Although the traditional quilt was intended to function as a decorative bed cover, many of today’s quilts are intended for the gallery wall. Techniques and materials are frequently borrowed from other media such as painting, photography, and printmaking to bring greater self-expression and vibrancy to the work.
*images via: Nancy Crow, Color Blocks #22,1992, Nancy Crow Construction #83, Virginia Randles Helix 11, Anna Williams String Quilt Top
This shift began in the late 1960s when two art collectors, Jonathan Holstein and Gale van der Hoof, recognized that quilts could display abstract art much like the modern art that was in vogue at the time. They began to collect quilts that caught their eye and were able to convince the Whitney Museum in New York to do an exhibition, titled “Abstract Design in American Quilts.” The exhibit was a success and went on to travel around the United States and Europe.
The primary goal of an art quilt is not to keep people cozy, but to provoke an aesthetic or emotional response. Like paintings and sculptures in museums, art quilts are made to be looked at and responded to with the heart and mind.

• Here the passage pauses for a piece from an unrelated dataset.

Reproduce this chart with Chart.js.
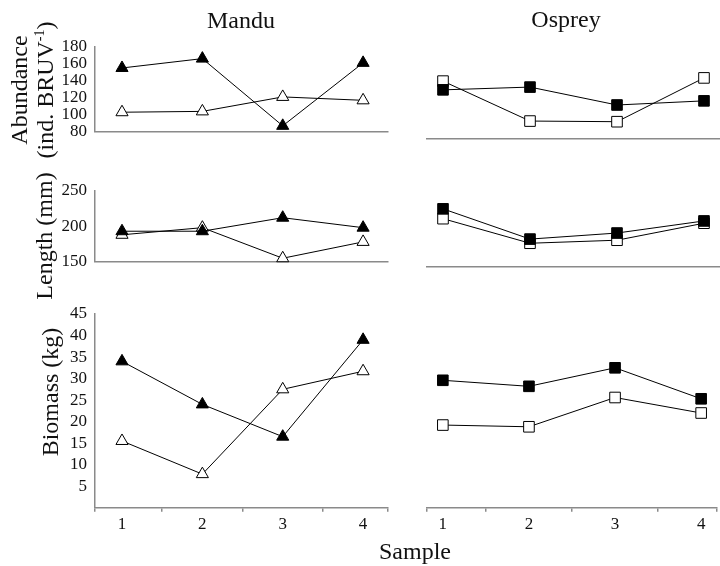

* images via: ColorPlay II – Anne Lullie, Laura Wasilowski, Judy Rush Expansion quilt
Using the quilter’s medium of layered fabric, art quilters combine traditional quilting techniques with concepts and techniques borrowed from graphic design and the fine arts. Contemporary art quilters use painting, printing, photography, collage, sculpture, jewelry-making, beading, and many other techniques to make quilts that speak to the viewer.
* images via: The Scallop by Dianne Firth– Sidney Quilt Show 2008, Marianne Burr – Portfolio 2, Anne R Parker Gradations, Cindy Vough
The styles and themes of today’s art quilts are as widely varied as the art being produced in other media. The essential element all art quilts share is fabric. Without fabric, they wouldn’t be quilts.